28th-Apr-2005 08:34 pm (UTC)
That is the grosest and most amusing concept I've heard.

Still, consider that an entire tavern costs about 500 gp, and the average man makes only 1 gp/day. That's why sewers. :)

As for your first question, the answer is that it's a pocket plane that's only open when the bag is 'activated' by being fully opened. If the bag is drawn to, the portal to this pocket plane is closed.
28th-Apr-2005 08:51 pm (UTC)
Short, sweet, to the point and 100% correct.
28th-Apr-2005 11:15 pm (UTC)
Definitely short and sweet, but missing a few points. Since I'm long-winded, I'll expand upon it. =)

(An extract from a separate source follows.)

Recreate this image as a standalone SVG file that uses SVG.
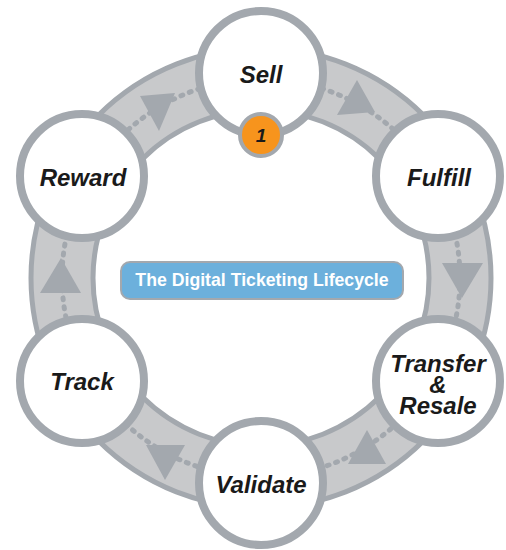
<svg xmlns="http://www.w3.org/2000/svg" width="506" height="550" viewBox="0 0 506 550">
<style>
.node{fill:#ffffff;stroke:#a3a8ae;stroke-width:8}
.lbl{font-family:"Liberation Sans",Arial,sans-serif;font-weight:bold;font-style:italic;font-size:24px;fill:#1a1a1a;text-anchor:middle}
.arr{fill:#a3a8ae}
</style>
<rect width="506" height="550" fill="#ffffff"/>
<g id="connectors">
<path d="M31,278 a230,230 0 1,0 460,0 a230,230 0 1,0 -460,0 Z M93,278 a168,168 0 1,0 336,0 a168,168 0 1,0 -336,0 Z" fill="#c8c9cb" fill-rule="evenodd" stroke="#a3a8ae" stroke-width="5"/>
<circle cx="261" cy="278" r="199" fill="none" stroke="#a3a8ae" stroke-width="5" stroke-linecap="round" stroke-dasharray="2 7"/>
<polygon class="arr" points="140,96 175,93 159,131"/>
<polygon class="arr" points="357,80 337,115 375,112"/>
<polygon class="arr" points="442,263 483,263 462,298"/>
<polygon class="arr" points="367,430 348,464 386,464"/>
<polygon class="arr" points="146,445 185,445 165,480"/>
<polygon class="arr" points="61,258 40,293 81,293"/>
</g>
<g id="sell">
<circle class="node" cx="261" cy="73" r="62"/>
<text class="lbl" x="261" y="83">Sell</text>
</g>
<g id="fulfill">
<circle class="node" cx="438" cy="176" r="62"/>
<text class="lbl" x="439" y="186">Fulfill</text>
</g>
<g id="transfer">
<circle class="node" cx="438" cy="381" r="62"/>
<text class="lbl" x="438" y="372">Transfer</text>
<text class="lbl" x="438" y="393">&amp;</text>
<text class="lbl" x="438" y="414">Resale</text>
</g>
<g id="validate">
<circle class="node" cx="261" cy="483" r="62"/>
<text class="lbl" x="261" y="493">Validate</text>
</g>
<g id="track">
<circle class="node" cx="82" cy="381" r="62"/>
<text class="lbl" x="82" y="390">Track</text>
</g>
<g id="reward">
<circle class="node" cx="82" cy="176" r="62"/>
<text class="lbl" x="83" y="186">Reward</text>
</g>
<g id="badge">
<circle cx="261" cy="135" r="21" fill="#f7941d" stroke="#a3a8ae" stroke-width="4"/>
<text x="261" y="142" font-family="Liberation Sans,Arial,sans-serif" font-weight="bold" font-style="italic" font-size="19" fill="#1a1a1a" text-anchor="middle">1</text>
</g>
<g id="title">
<rect x="121" y="262" width="282" height="37" rx="9" fill="#6cb0dc" stroke="#a3a8ae" stroke-width="2"/>
<text x="262" y="286" font-family="Liberation Sans,Arial,sans-serif" font-weight="bold" font-size="17.7" fill="#ffffff" text-anchor="middle">The Digital Ticketing Lifecycle</text>
</g>
</svg>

Yes, the opening is pretty much a switch. Open the bag, open the portal. As for air supply, I remember reading (Sage Advice, or even official FAQ?) that the air supply *is* refreshed when the bag is kept open. There is also the line " The only air in the hole is that which enters when the hole is opened." in the portable hole description. If you want to walk around holding the bag open, the air will circulate. Same thing with being in water. Open it underwater and it will fill with water. Leave it shut, the portal isn't open, so water won't "leak" in.

As for the commode option it does raise some interesting possibilities. Maybe not everyone has one, but perhaps they are used in upscale public establishments or in rich people's homes. They would still need to be taken somewhere and emptied from time to time. It also makes me think about the Decanter of Endless Water. I'm guessing it behaves as a mini portal to the plane of water. Make one that links to the plane of air and have it go in reverse. Plane of fire would also work, but be careful you don't burn your bottom. ;) For that matter, maybe there are lower-level mages that are employed by summoning small fire elementals to incinerate refuse.

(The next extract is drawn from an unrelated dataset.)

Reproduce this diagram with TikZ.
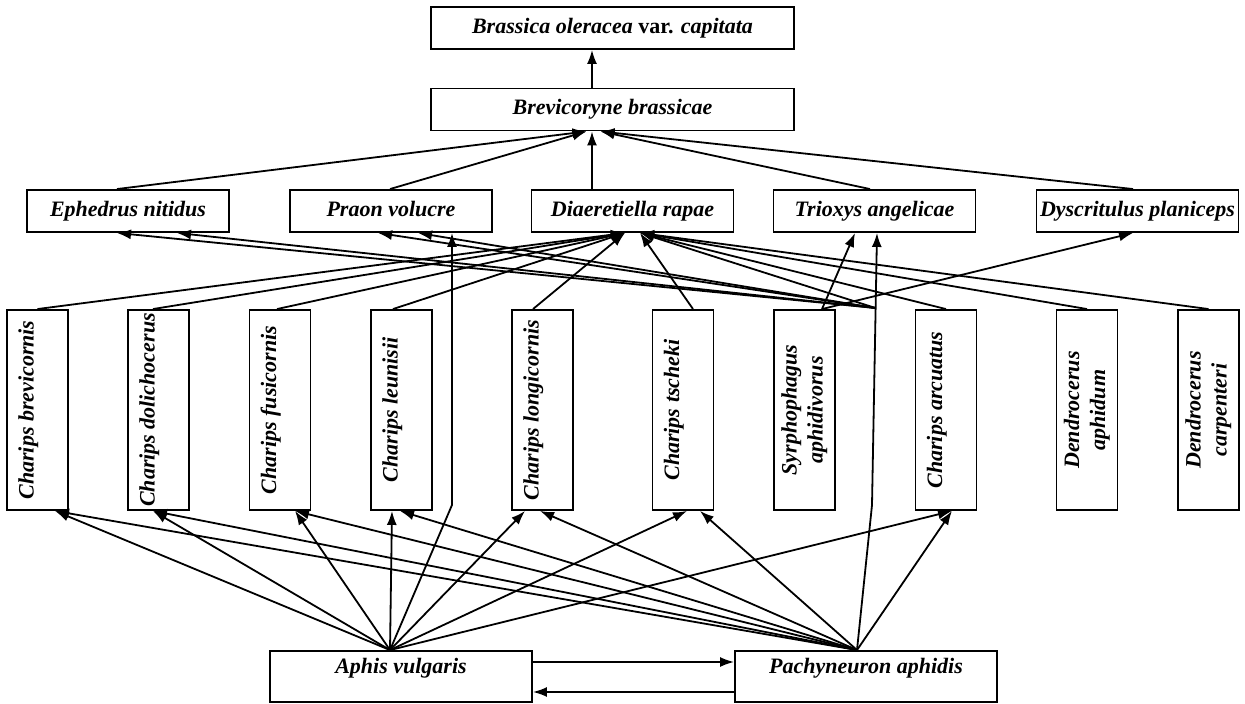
\documentclass[tikz,border=0pt]{standalone}
\usepackage{fontspec}
\setmainfont{Liberation Serif}
\usetikzlibrary{calc,arrows.meta}
\newcommand\fsz{\fontsize{22}{26}\selectfont\bfseries\itshape}
\newcommand\vtext[1]{\rotatebox{90}{\begin{tabular}{@{}c@{}}#1\end{tabular}}}
\begin{document}
\begin{tikzpicture}[x=1pt,y=-1pt,
  box/.style={draw, line width=1.9pt, inner sep=0pt, font=\fsz, align=center},
  hbox/.style={box, minimum width=202pt, minimum height=42pt, text height=15pt, text depth=5pt},
  wbox/.style={box, minimum width=363pt, minimum height=42pt, text height=15pt, text depth=5pt},
  vbox/.style={box, minimum width=61pt, minimum height=200pt},
  bbox/.style={box, minimum width=262pt, minimum height=51pt},
  arr/.style={line width=1.8pt, -{Latex[length=14pt,width=10pt]}}]
\useasboundingbox (0,0) rectangle (1245,704);
% nodes
\node[wbox] (bra) at (612.5,28) {Brassica oleracea {\upshape var.} capitata};
\node[wbox] (brev) at (612.5,109.5) {Brevicoryne brassicae};
\node[hbox] (eph) at (128,211) {Ephedrus nitidus};
\node[hbox] (pra) at (391,211) {Praon volucre};
\node[hbox] (dia) at (632.5,211) {Diaeretiella rapae};
\node[hbox] (tri) at (874.5,211) {Trioxys angelicae};
\node[hbox] (dys) at (1137.5,211) {Dyscritulus planiceps};
\node[vbox] (cb) at (37.5,410) {\vtext{Charips brevicornis\\[-8pt]\strut}};
\node[vbox] (cd) at (158.5,410) {\vtext{Charips dolichocerus\\[-8pt]\strut}};
\node[vbox] (cf) at (280,410) {\vtext{Charips fusicornis\\[-8pt]\strut}};
\node[vbox] (cl) at (401.5,410) {\vtext{Charips leunisii\\[-8pt]\strut}};
\node[vbox] (clo) at (542.5,410) {\vtext{Charips longicornis\\[-8pt]\strut}};
\node[vbox] (ct) at (683,410) {\vtext{Charips tscheki\\[-8pt]\strut}};
\node[vbox] (sy) at (804.5,410) {\vtext{Syrphophagus\\aphidivorus}};
\node[vbox] (ca) at (946,410) {\vtext{Charips arcuatus\\[-8pt]\strut}};
\node[vbox] (da) at (1087,410) {\vtext{Dendrocerus\\aphidum}};
\node[vbox] (dc) at (1208.5,410) {\vtext{Dendrocerus\\carpenteri}};
\node[bbox] (aph) at (401,676.5) {\begin{tabular}{@{}c@{}}Aphis vulgaris\\[-10pt]\strut\end{tabular}};
\node[bbox] (pac) at (866,676.5) {\begin{tabular}{@{}c@{}}Pachyneuron aphidis\\[-10pt]\strut\end{tabular}};
% ports
\coordinate (bvL) at ($(brev.south)+(-26,0)$);
\coordinate (bvC) at ($(brev.south)+(-20.5,0)$);
\coordinate (bvR) at ($(brev.south)+(-12,0)$);
\coordinate (diaL) at ($(dia.south)+(-7.5,0)$);
\coordinate (diaR) at ($(dia.south)+(7.5,0)$);
\coordinate (A) at ($(aph.north)+(-11,0)$);
\coordinate (P) at ($(pac.north)+(-9,0)$);
\coordinate (abend) at (452,505);
\coordinate (pbend) at (872,505);
\coordinate (hub) at (875.5,308);
% plant
\draw[arr] ($(brev.north)+(-20.5,0)$) -- ($(bra.south)+(-20.5,0)$);
% primary parasitoids -> aphid
\draw[arr] ($(eph.north)+(-11,0)$) -- (bvL);
\draw[arr] ($(pra.north)+(-1,0)$) -- (bvL);
\draw[arr] ($(dia.north)+(-40.5,0)$) -- (bvC);
\draw[arr] ($(tri.north)+(-4.5,0)$) -- (bvR);
\draw[arr] ($(dys.north)+(-4.5,0)$) -- (bvR);
% hyperparasitoids -> Diaeretiella
\draw[arr] (cb.north) -- (diaL);
\draw[arr] ($(cd.north)+(-5.5,0)$) -- (diaL);
\draw[arr] ($(cf.north)+(-3,0)$) -- (diaL);
\draw[arr] ($(cl.north)+(-8.5,0)$) -- (diaL);
\draw[arr] ($(clo.north)+(-9.5,0)$) -- (diaL);
\draw[arr] ($(ct.north)+(10,0)$) -- (diaR);
\draw[arr] (ca.north) -- (diaR);
\draw[arr] (da.north) -- (diaR);
\draw[arr] (dc.north) -- (diaR);
% hub lines
\draw[arr] (hub) -- (diaR);
\draw[arr] (hub) -- ($(eph.south)+(-11,0)$);
\draw[arr] (hub) -- ($(eph.south)+(49,0)$);
\draw[arr] (hub) -- ($(pra.south)+(-13,0)$);
\draw[arr] (hub) -- ($(pra.south)+(27,0)$);
% Syrphophagus
\draw[arr] ($(sy.north)+(17.5,0)$) -- ($(tri.south)+(-19.5,0)$);
\draw[arr] ($(sy.north)+(17.5,0)$) -- ($(dys.south)+(-4.5,0)$);
% Pachyneuron vertical to Trioxys
\draw[arr] (P) -- (pbend) -- ($(tri.south)+(2.5,0)$);
% Aphis vulgaris
\draw[arr] (A) -- (abend) -- ($(pra.south)+(61,0)$);
\draw[arr] (A) -- ($(cb.south)+(17.5,0)$);
\draw[arr] (A) -- ($(cd.south)+(-5.5,0)$);
\draw[arr] (A) -- ($(cf.south)+(15,0)$);
\draw[arr] (A) -- ($(cl.south)+(-9.5,0)$);
\draw[arr] (A) -- ($(clo.south)+(-17.5,0)$);
\draw[arr] (A) -- ($(ct.south)+(4,0)$);
\draw[arr] (A) -- ($(ca.south)+(6,0)$);
% Pachyneuron
\draw[arr] (P) -- ($(cb.south)+(17.5,0)$);
\draw[arr] (P) -- ($(cd.south)+(-5.5,0)$);
\draw[arr] (P) -- ($(cf.south)+(15,0)$);
\draw[arr] (P) -- ($(cl.south)+(-1.5,0)$);
\draw[arr] (P) -- ($(clo.south)+(-2.5,0)$);
\draw[arr] (P) -- ($(ct.south)+(17,0)$);
\draw[arr] (P) -- ($(ca.south)+(6,0)$);
% between bottom boxes
\draw[arr] ($(aph.east)+(0,-14.5)$) -- ($(pac.west)+(0,-14.5)$);
\draw[arr] ($(pac.west)+(0,15.5)$) -- ($(aph.east)+(0,15.5)$);
\end{tikzpicture}
\end{document}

Don't give me that look for thinking about the engineering behind magical toilets!! :P
28th-Apr-2005 11:26 pm (UTC)
And now we get into eberron. :) Nice idea, but too magitech for me. :-D
29th-Apr-2005 01:37 pm (UTC)
This reminds me of the first in game magic/technical invention I experienced in an AD&D game. Our Halfling theif had asked the Magic user to cast continual light on a small stone so we could have a light that wouldn't blow out, like our torches seemed to do. Later at a place that required hiding and stealth he stuck the stone in a scroll case. When he opened it we all realized the flashlight had been created. We soon switched to paper for the light since the stone tended to roll out. For the rest of that campaign none of us were without our lights. That DM was awesome. Thanks Harry Tucker where ever you are.
29th-Apr-2005 02:09 am (UTC)
Once in a friends game, a player made the comment of a plumbing system composed of endless amounts of very small water elementals. "It'd be like dropping trou and holding on".
30th-Apr-2005 04:21 am (UTC)
I had a friend once that mentioned plumbing using decanters of endless water.
29th-Apr-2005 02:37 am (UTC)
1) It's not simply a bag with more storage space than is realistic, it's an extra-dimensional planar storage space, thus making it airtight.

2) Relatively cheap if every NPC is at least mid-level, I suppose ...
30th-Apr-2005 05:33 am (UTC)
I'm thinking cheap from a city-planner's standpoint. How much does it cost to build and maintain sewers?
1st-May-2005 07:47 pm (UTC)
Less than a metropolitan supply of Bags of Holding used as portapotties.

Maybe not in an extremely wealthy, extremely high magic society, though ... twould be an interesting quirk to add, especially if a non-magic using PC travels to the city for the first time and is unaware of the custom.